Additional refractive index values were evaluated to understand the effect of absorption. This helps in directly relating to with equations (27) and (21) when observing the behavior of the curve. The highest absorbance values are seen for intervals between 600 and 800 nm in Figures 6 and 7.

Source: The authors.

Figure 5 Left: Characteristic peaks of Q _ext for the imaginary part of the refractive index at i=0. Right: Characteristic peaks of Q _ext for the refractive index with the imaginary part i=0.1. 

Figure 5 illustrates the functional relationship between Q _ext and wavelength, showing a shift towards the visible region. C _ext , which is proportional to the radiation loss, also scales with the size of the nanoparticle. This behavior is particularly evident for particles ranging 100 to 125 nm.

Source: The authors.

Figure 6 Left: Characteristic peaks of Q _ext for the imaginary part of the peaks of Q _ext for the refractive index with the real part equal to 1.33. 

Compared to Figure 4, the curve in Figure 7 shows a smaller dip, indicating a correlation between the refractive index and the spreading process.

The curves obtained for each nanoparticle size illustrate the relationship between the wavelength extinction coefficients and the nanoparticle size (see Figures 3, 4, and 5).

Maximum scattering occurs when the radiation wavelength is approximately twice the radius of the nanoparticle. Additionally, adjusting the imaginary component results in spectra with a redshift, aligning with the visible range for certain sizes.

For nanoparticles in different types of solution, results were obtained for various refractive indices, ranging between 1.33 and 1.5. Figures 6 and 7 illustrate this radiation behavio.

Source: The authors.

Figure 7 Left: Characteristic peaks of Q _ext for the imaginary part of the refractive index at i=0. Right: Characteristic peaks b of Q _ext for the refractive index with the real part equal to 1.5. 

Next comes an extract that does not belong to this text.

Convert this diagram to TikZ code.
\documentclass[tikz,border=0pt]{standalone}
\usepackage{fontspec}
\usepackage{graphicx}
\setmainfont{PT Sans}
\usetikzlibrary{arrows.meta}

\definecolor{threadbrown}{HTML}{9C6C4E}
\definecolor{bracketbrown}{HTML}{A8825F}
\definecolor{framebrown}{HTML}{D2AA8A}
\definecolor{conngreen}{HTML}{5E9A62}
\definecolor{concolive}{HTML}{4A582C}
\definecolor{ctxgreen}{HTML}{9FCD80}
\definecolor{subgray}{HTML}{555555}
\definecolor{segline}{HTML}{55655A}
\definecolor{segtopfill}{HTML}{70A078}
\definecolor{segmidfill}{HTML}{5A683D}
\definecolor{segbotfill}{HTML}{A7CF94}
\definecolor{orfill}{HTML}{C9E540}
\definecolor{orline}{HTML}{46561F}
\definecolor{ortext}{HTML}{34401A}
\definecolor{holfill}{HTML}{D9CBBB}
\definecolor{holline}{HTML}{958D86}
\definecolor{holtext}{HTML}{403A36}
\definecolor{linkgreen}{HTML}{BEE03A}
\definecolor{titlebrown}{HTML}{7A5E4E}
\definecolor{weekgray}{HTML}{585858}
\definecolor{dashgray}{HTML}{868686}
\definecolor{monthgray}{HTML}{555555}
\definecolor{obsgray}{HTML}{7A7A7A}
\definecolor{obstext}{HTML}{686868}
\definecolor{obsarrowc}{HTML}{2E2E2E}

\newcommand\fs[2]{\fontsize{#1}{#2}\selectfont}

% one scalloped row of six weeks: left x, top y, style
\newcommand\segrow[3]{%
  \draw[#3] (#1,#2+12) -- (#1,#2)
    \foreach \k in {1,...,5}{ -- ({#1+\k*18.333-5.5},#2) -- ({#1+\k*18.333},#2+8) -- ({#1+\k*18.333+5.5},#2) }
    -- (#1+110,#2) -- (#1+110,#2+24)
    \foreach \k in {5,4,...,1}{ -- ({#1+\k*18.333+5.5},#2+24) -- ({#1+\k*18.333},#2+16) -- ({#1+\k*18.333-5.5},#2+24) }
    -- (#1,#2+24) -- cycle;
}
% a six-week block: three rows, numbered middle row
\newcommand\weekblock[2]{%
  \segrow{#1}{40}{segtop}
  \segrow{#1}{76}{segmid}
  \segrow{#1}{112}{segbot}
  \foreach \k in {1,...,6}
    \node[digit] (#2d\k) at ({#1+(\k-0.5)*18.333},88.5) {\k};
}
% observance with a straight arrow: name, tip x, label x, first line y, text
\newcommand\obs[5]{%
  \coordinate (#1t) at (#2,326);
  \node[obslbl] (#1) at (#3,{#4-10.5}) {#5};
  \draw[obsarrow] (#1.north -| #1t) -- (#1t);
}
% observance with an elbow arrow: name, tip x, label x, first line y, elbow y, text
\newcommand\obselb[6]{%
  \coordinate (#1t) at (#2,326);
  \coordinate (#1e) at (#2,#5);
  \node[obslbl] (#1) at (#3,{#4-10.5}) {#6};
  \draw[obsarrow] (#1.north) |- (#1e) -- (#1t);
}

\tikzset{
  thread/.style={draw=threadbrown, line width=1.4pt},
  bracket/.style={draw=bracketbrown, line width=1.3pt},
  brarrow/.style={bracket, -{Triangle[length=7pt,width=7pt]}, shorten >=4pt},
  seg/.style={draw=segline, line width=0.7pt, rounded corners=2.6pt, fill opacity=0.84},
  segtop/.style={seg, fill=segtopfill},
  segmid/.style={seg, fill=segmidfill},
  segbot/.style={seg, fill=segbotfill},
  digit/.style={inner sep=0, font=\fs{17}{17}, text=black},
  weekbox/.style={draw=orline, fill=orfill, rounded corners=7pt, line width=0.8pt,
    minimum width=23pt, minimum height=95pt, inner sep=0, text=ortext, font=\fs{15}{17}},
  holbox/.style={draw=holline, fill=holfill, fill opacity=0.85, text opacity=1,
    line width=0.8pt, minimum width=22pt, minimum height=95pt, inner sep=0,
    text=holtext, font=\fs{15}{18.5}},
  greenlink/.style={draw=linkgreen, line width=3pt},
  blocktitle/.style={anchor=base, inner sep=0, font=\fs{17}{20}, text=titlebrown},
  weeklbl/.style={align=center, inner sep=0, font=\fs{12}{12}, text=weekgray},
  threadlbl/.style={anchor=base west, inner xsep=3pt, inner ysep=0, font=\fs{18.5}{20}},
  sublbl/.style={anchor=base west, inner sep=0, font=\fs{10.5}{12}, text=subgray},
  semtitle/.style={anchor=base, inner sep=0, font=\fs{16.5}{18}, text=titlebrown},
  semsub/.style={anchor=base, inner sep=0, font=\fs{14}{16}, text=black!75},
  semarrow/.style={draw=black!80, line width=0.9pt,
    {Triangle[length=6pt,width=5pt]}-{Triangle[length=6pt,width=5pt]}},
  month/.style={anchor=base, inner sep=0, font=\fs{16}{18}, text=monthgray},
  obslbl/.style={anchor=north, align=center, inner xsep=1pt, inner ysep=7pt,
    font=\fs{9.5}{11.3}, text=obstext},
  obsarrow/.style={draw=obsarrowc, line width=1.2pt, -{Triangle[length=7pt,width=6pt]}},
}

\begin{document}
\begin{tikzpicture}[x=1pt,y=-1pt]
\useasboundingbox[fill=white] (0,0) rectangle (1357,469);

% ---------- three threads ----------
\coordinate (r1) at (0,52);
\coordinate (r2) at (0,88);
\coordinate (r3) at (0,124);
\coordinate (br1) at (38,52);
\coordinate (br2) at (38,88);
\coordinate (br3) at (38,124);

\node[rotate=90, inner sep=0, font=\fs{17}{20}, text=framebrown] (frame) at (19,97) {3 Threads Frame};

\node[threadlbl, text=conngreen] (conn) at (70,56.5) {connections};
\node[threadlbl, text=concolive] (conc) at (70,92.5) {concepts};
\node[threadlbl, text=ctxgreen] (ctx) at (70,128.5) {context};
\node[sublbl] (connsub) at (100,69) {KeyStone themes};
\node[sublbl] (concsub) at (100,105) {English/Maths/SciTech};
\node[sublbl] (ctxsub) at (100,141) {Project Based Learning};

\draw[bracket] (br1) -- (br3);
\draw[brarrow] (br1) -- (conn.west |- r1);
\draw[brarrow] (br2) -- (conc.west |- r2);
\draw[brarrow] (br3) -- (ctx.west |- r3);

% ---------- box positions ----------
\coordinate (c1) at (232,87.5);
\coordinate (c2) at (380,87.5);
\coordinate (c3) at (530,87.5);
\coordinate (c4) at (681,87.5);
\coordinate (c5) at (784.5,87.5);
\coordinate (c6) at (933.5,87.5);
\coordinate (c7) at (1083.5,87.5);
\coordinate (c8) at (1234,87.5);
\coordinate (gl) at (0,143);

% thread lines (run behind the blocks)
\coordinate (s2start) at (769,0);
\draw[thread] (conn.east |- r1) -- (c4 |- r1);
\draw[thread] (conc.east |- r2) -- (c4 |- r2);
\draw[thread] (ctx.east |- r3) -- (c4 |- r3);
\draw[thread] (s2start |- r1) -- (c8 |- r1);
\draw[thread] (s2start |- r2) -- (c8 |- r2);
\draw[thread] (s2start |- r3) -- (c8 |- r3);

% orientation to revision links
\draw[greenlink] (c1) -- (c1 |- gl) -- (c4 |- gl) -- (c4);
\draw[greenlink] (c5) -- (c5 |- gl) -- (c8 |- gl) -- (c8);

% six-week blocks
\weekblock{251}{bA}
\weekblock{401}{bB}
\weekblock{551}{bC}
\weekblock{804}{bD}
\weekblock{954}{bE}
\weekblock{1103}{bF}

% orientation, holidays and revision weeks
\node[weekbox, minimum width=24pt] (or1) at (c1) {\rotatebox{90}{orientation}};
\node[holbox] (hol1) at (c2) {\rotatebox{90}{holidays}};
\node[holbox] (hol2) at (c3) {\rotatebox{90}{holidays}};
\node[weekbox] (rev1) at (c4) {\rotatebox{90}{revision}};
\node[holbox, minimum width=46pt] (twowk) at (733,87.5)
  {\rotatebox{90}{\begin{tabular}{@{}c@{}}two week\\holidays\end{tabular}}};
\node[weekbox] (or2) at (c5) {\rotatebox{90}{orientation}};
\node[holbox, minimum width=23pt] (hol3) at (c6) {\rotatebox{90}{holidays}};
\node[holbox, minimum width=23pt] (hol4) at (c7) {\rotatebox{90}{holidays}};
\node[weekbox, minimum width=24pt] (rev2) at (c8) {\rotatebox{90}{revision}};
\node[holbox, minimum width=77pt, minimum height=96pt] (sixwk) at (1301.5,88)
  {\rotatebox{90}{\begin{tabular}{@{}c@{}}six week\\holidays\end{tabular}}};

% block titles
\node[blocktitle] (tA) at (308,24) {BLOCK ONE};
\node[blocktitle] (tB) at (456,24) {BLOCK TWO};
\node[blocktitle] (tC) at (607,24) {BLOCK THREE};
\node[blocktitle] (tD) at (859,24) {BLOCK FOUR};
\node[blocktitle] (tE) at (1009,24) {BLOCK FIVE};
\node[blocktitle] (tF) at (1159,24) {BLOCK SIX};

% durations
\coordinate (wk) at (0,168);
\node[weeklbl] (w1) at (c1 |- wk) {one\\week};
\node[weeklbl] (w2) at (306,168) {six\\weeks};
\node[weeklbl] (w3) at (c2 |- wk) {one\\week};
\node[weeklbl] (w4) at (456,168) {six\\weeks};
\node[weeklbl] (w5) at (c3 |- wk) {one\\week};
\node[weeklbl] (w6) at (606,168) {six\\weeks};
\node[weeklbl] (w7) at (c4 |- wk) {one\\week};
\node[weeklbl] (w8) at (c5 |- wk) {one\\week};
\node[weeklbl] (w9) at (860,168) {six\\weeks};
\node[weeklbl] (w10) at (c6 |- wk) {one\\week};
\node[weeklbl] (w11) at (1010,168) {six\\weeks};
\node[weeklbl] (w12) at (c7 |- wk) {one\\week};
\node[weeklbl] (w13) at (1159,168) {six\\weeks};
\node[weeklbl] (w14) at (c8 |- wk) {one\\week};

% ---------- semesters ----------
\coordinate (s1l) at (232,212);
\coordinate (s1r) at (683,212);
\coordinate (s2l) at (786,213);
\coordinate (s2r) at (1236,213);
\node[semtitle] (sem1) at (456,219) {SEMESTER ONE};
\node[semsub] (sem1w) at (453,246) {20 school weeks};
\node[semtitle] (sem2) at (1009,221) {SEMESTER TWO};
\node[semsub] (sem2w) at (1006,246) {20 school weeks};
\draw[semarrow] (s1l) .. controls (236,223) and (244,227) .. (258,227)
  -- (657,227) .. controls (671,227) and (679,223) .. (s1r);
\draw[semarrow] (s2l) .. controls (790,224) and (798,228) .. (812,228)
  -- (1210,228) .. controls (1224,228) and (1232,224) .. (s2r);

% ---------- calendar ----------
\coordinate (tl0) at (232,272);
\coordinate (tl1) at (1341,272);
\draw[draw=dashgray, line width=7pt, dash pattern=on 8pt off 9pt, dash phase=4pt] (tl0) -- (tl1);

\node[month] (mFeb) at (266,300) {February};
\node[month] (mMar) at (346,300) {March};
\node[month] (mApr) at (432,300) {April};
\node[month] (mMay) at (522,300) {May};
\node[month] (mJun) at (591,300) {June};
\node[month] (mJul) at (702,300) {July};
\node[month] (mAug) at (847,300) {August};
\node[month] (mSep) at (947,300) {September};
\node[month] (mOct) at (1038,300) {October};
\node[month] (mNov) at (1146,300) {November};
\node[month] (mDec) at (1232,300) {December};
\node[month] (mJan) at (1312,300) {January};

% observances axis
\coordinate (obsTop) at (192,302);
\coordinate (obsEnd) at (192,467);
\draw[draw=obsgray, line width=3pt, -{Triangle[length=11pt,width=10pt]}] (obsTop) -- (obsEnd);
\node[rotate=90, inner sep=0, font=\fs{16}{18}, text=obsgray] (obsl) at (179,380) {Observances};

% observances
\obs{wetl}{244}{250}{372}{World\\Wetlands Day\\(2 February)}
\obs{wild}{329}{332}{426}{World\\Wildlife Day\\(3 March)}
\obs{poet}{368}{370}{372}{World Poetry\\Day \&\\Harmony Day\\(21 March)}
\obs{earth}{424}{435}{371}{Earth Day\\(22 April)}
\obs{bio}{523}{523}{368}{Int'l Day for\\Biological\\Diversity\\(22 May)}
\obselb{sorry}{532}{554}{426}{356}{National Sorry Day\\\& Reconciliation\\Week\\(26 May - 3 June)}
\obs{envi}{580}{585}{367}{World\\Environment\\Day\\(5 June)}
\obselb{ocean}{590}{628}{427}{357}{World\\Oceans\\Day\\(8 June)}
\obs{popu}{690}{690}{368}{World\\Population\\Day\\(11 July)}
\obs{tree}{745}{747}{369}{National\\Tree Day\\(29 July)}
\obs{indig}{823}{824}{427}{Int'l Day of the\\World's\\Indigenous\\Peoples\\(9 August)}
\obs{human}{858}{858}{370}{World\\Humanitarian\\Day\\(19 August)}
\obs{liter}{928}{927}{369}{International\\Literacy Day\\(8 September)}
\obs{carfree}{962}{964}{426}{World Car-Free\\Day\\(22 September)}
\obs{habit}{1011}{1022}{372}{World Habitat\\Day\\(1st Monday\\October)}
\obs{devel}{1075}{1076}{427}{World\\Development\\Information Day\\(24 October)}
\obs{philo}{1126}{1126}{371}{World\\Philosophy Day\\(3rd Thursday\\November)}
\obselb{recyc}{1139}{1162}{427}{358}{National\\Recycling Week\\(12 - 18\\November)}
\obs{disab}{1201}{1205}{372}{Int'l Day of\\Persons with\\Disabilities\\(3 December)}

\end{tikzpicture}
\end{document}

As the size of the nanoparticles increases, there is a corresponding rise in scattering. The extinction coefficient exhibits exponential decay and reaches its maximum in the ultraviolet range, as shown in Figure 7 (left) for a refractive index of 1.5. Comparing C _ext , which results from varying the imaginary part of the refractive index, reveals than an increase in ki leads to a higher extinction coefficient. This effect arises from the combination of dispersive effect and the material's absorption.

The results presented above cannot be directly compared to the experimental data from Aparicio [²⁵] due to the approximations made in this study. Aparicio's synthesized particles displays size dispersion and non-spherical shapes, while this study assumes spherical nanoparticles of a unique size. However, the functional form of the scattering spectrum is consistent with experimental observations within specified ranges. The dependencies on size and refractive index are presented here also comparable to the experimental data.

3. Conclusion

This study introduces a computational model that simulates light scattering in polymer nanoparticles immersed in an aqueous medium, with a specific focus on nanometric sizes. The model, based on Mie theory, calculates both the extinction efficiency factor and extinction factors as a function of wavelength for various nanoparticle radii.

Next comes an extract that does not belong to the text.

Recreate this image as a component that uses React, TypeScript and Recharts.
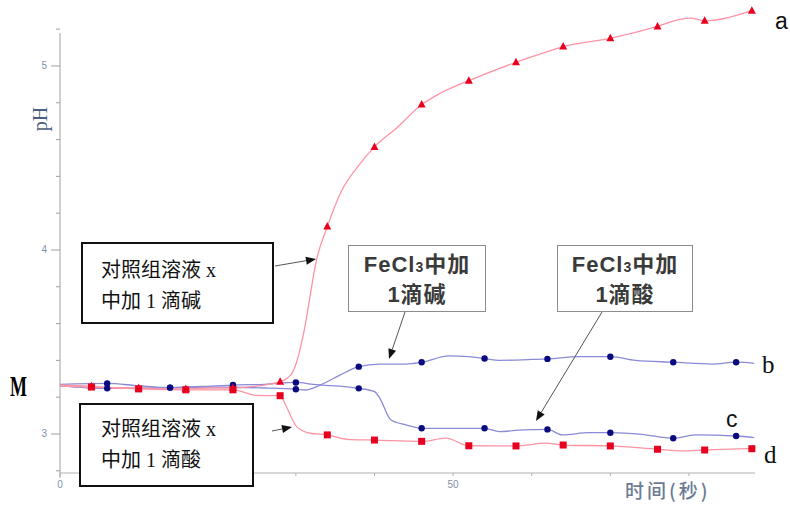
import { Line, LineChart, ReferenceLine, XAxis, YAxis } from "recharts";

// time (s) and pH
const aTime = [0, 4, 7, 10, 13, 16, 19, 22, 25, 28, 29.5, 30.3, 31, 32.7, 34, 35.8, 38, 40, 43, 46, 48.3, 52, 58, 62, 64, 70, 76, 79, 80.2, 82, 88];
const aPH = [3.265, 3.26, 3.25, 3.25, 3.245, 3.245, 3.25, 3.25, 3.26, 3.284, 3.33, 3.42, 3.55, 3.96, 4.127, 4.32, 4.46, 4.56, 4.67, 4.79, 4.85, 4.92, 5.02, 5.078, 5.105, 5.15, 5.215, 5.255, 5.26, 5.245, 5.3];

const bTime = [0, 6, 10, 14, 18, 22, 26, 30, 31.2, 33.1, 35.6, 38, 40.6, 44, 46, 49.5, 52, 54, 56, 60, 62, 66, 70, 73.2, 78, 83, 86, 88.3];
const bPH = [3.27, 3.275, 3.262, 3.252, 3.255, 3.254, 3.25, 3.243, 3.239, 3.266, 3.32, 3.366, 3.38, 3.38, 3.39, 3.424, 3.42, 3.41, 3.4, 3.405, 3.408, 3.42, 3.42, 3.4, 3.39, 3.38, 3.39, 3.384];

const cTime = [0, 6, 10, 14, 18, 22, 26, 30, 32.2, 38, 40, 40.6, 42.1, 44, 46, 54, 55.9, 58.9, 62, 63.9, 67.3, 70, 74, 78, 80.8, 86, 88.3];
const cPH = [3.262, 3.248, 3.25, 3.252, 3.258, 3.266, 3.27, 3.28, 3.27, 3.248, 3.23, 3.2, 3.076, 3.05, 3.031, 3.031, 3.013, 3.022, 3.025, 2.995, 3.007, 3.007, 2.998, 2.977, 2.995, 2.989, 2.98];

const dTime = [0, 4, 10, 16, 22, 25, 28, 28.8, 30.1, 31.8, 34, 36.5, 40, 46, 49.1, 52, 58, 61.8, 64, 70, 76, 79.2, 82, 88];
const dPH = [3.26, 3.255, 3.245, 3.24, 3.24, 3.21, 3.208, 3.148, 3.04, 3.004, 2.995, 2.971, 2.967, 2.96, 2.977, 2.936, 2.935, 2.95, 2.94, 2.935, 2.917, 2.908, 2.913, 2.92];

// sample times that carry a marker
const redMarks = [4, 10, 16, 22, 28, 34, 40, 46, 52, 58, 64, 70, 76, 82, 88];
const blueMarks = [6, 14, 22, 30, 38, 46, 54, 62, 70, 78, 86];

const xTicks = [0, 10, 20, 30, 40, 50, 60, 70, 80];
const xLabels = [0, 50];
const yTicks = [2.8, 3, 3.2, 3.4, 3.6, 3.8, 4, 4.2, 4.4, 4.6, 4.8, 5, 5.2];

const pink = "#ff93a4";
const red = "#e8001f";
const lilac = "#8a8ad8";
const navy = "#0b0b80";

const toRows = (t: number[], v: number[]) => t.map((x, i) => ({ t: x, ph: v[i] }));

function makeDot(marks: number[], shape: "tri" | "sq" | "dot", color: string) {
  return function Dot(props: any) {
    const { cx, cy, payload, index } = props;
    const key = `${shape}-${index}`;
    if (cx == null || cy == null || !marks.includes(payload?.t)) return <g key={key} />;
    if (shape === "sq")
      return <rect key={key} x={cx - 3.5} y={cy - 3.5} width={7} height={7} fill={color} />;
    if (shape === "tri")
      return (
        <polygon key={key} points={`${cx},${cy - 4.5} ${cx - 4},${cy + 3} ${cx + 4},${cy + 3}`} fill={color} />
      );
    return <circle key={key} cx={cx} cy={cy} r={3.2} fill={color} />;
  };
}

function YTick(props: any) {
  const { x, y, payload } = props;
  const major = Math.abs(payload.value - Math.round(payload.value)) < 1e-6;
  return (
    <g>
      <line x1={x - (major ? 9 : 4)} x2={x} y1={y} y2={y} stroke="#a0a0a0" />
      {major ? (
        <text x={x - 13} y={y} dy={3} textAnchor="end" fontSize={10} fill="#8090a8" fontFamily="Liberation Sans, Arial">
          {payload.value}
        </text>
      ) : null}
    </g>
  );
}

function Arrow({ x1, y1, x2, y2 }: { x1: number; y1: number; x2: number; y2: number }) {
  const a = Math.atan2(y2 - y1, x2 - x1);
  const L = 10;
  const W = 4;
  const bx = x2 - L * Math.cos(a);
  const by = y2 - L * Math.sin(a);
  const p1 = `${bx + W * Math.sin(a)},${by - W * Math.cos(a)}`;
  const p2 = `${bx - W * Math.sin(a)},${by + W * Math.cos(a)}`;
  return (
    <g>
      <line x1={x1} y1={y1} x2={bx} y2={by} stroke="#555" strokeWidth={1} />
      <polygon points={`${x2},${y2} ${p1} ${p2}`} fill="#111" />
    </g>
  );
}

const boxText: React.CSSProperties = {
  position: "absolute",
  background: "#fff",
  boxSizing: "border-box",
  fontFamily: "'Liberation Serif', 'Noto Sans CJK SC', serif",
  fontSize: 20,
  color: "#111",
  lineHeight: "31px",
};

const feBox: React.CSSProperties = {
  position: "absolute",
  background: "#fff",
  boxSizing: "border-box",
  border: "1.5px solid #8c8c8c",
  fontFamily: "'Liberation Sans', 'Noto Sans CJK SC', sans-serif",
  fontWeight: 700,
  fontSize: 22,
  letterSpacing: 1,
  color: "#3a3a3a",
  lineHeight: "28px",
  textAlign: "center",
  paddingTop: 5,
};

export default function App() {
  return (
    <div style={{ position: "absolute", left: 0, top: 0, width: 790, height: 507, background: "#fff" }}>
      <LineChart width={790} height={507} margin={{ top: 10, right: 35, bottom: 4, left: 0 }}>
        <XAxis
          dataKey="t"
          type="number"
          domain={[0, 88.4]}
          ticks={xTicks}
          height={30}
          stroke="#b0b0b0"
          tickSize={3}
          tickMargin={5}
          tick={{ fontSize: 10, fill: "#8090a8", fontFamily: "Liberation Sans, Arial" }}
          tickFormatter={(v: number) => (xLabels.includes(v) ? String(v) : "")}
        />
        <YAxis
          type="number"
          domain={[2.788, 5.304]}
          ticks={yTicks}
          width={60}
          axisLine={false}
          tickLine={false}
          tickSize={0}
          tickMargin={0}
          tick={<YTick />}
          interval={0}
        />
        <ReferenceLine
          segment={[
            { x: 0, y: 2.761 },
            { x: 0, y: 5.179 },
          ]}
          stroke="#a0a0a0"
          ifOverflow="visible"
        />
        <Line data={toRows(bTime, bPH)} dataKey="ph" type="monotone" stroke={lilac} strokeWidth={1.3} dot={makeDot(blueMarks, "dot", navy)} isAnimationActive={false} />
        <Line data={toRows(cTime, cPH)} dataKey="ph" type="monotone" stroke={lilac} strokeWidth={1.3} dot={makeDot(blueMarks, "dot", navy)} isAnimationActive={false} />
        <Line data={toRows(aTime, aPH)} dataKey="ph" type="monotone" stroke={pink} strokeWidth={1.3} dot={makeDot(redMarks, "tri", red)} isAnimationActive={false} />
        <Line data={toRows(dTime, dPH)} dataKey="ph" type="monotone" stroke={pink} strokeWidth={1.3} dot={makeDot(redMarks, "sq", red)} isAnimationActive={false} />
      </LineChart>

      <svg width={790} height={507} style={{ position: "absolute", left: 0, top: 0, pointerEvents: "none" }}>
        <Arrow x1={275} y1={266} x2={316} y2={259} />
        <Arrow x1={272} y1={431} x2={292} y2={427} />
        <Arrow x1={405} y1={312} x2={389} y2={359} />
        <Arrow x1={602} y1={312} x2={536} y2={421} />
      </svg>

      <div style={{ ...boxText, left: 81, top: 242, width: 193, height: 82, border: "2px solid #111", padding: "11px 0 0 18px" }}>
        对照组溶液 x<br />中加 1 滴碱
      </div>
      <div style={{ ...boxText, left: 79, top: 403, width: 175, height: 84, border: "2px solid #111", padding: "9px 0 0 20px" }}>
        对照组溶液 x<br />中加 1 滴酸
      </div>
      <div style={{ ...feBox, left: 348, top: 245, width: 138, height: 67 }}>
        FeCl<span style={{ fontSize: 14 }}>3</span>中加<br />1滴碱
      </div>
      <div style={{ ...feBox, left: 557, top: 245, width: 136, height: 67 }}>
        FeCl<span style={{ fontSize: 14 }}>3</span>中加<br />1滴酸
      </div>

      <div style={{ position: "absolute", left: 28, top: 108, transform: "rotate(-90deg)", fontFamily: "'Liberation Serif', serif", fontSize: 20, color: "#4a5f80", lineHeight: "22px" }}>
        pH
      </div>
      <div style={{ position: "absolute", left: 10, top: 368, fontFamily: "'Liberation Serif', serif", fontWeight: 700, fontSize: 30, lineHeight: "36px", transform: "scaleX(0.6)", transformOrigin: "left" }}>
        M
      </div>
      <div style={{ position: "absolute", left: 625, top: 480, fontFamily: "'Noto Sans CJK SC', sans-serif", fontSize: 19, letterSpacing: 3, color: "#6c7a92", lineHeight: "20px", fontWeight: 500, whiteSpace: "nowrap" }}>
        时间(秒)
      </div>
      <div style={{ position: "absolute", left: 775, top: 6, fontFamily: "'Liberation Sans', Arial", fontSize: 23, lineHeight: "30px", color: "#111" }}>a</div>
      <div style={{ position: "absolute", left: 762, top: 350, fontFamily: "'Liberation Serif', serif", fontSize: 25, lineHeight: "30px", color: "#111" }}>b</div>
      <div style={{ position: "absolute", left: 726, top: 404, fontFamily: "'Liberation Sans', Arial", fontSize: 23, lineHeight: "30px", color: "#111" }}>c</div>
      <div style={{ position: "absolute", left: 764, top: 440, fontFamily: "'Liberation Serif', serif", fontSize: 25, lineHeight: "30px", color: "#111" }}>d</div>
    </div>
  );
}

The spectra obtained demonstrate a strong correlation with the refractive index, including both its real and imaginary components. When the imaginary part of the refractive index is zero, the main interfference peak closely corresponds to the nanoparticle diameter, accompanied by secondary peaks. As the imaginary part of the refractive index increases, the amplitude of the secondary peaks diminishes. For larger particle radii, the extinction factor increases due to enhanced interaction between the material and radiation, while the extinction efficiency factor shows similar behavior.

This computational approach offers a method for distinguishing between scattering and absorption spectra using theoretical models, potentially replacing the empirical methods currently in use. Consequently, this research significantly advances optical characterization techniques for polymer nanoparticles and lays a solid foundation for further exploration and development.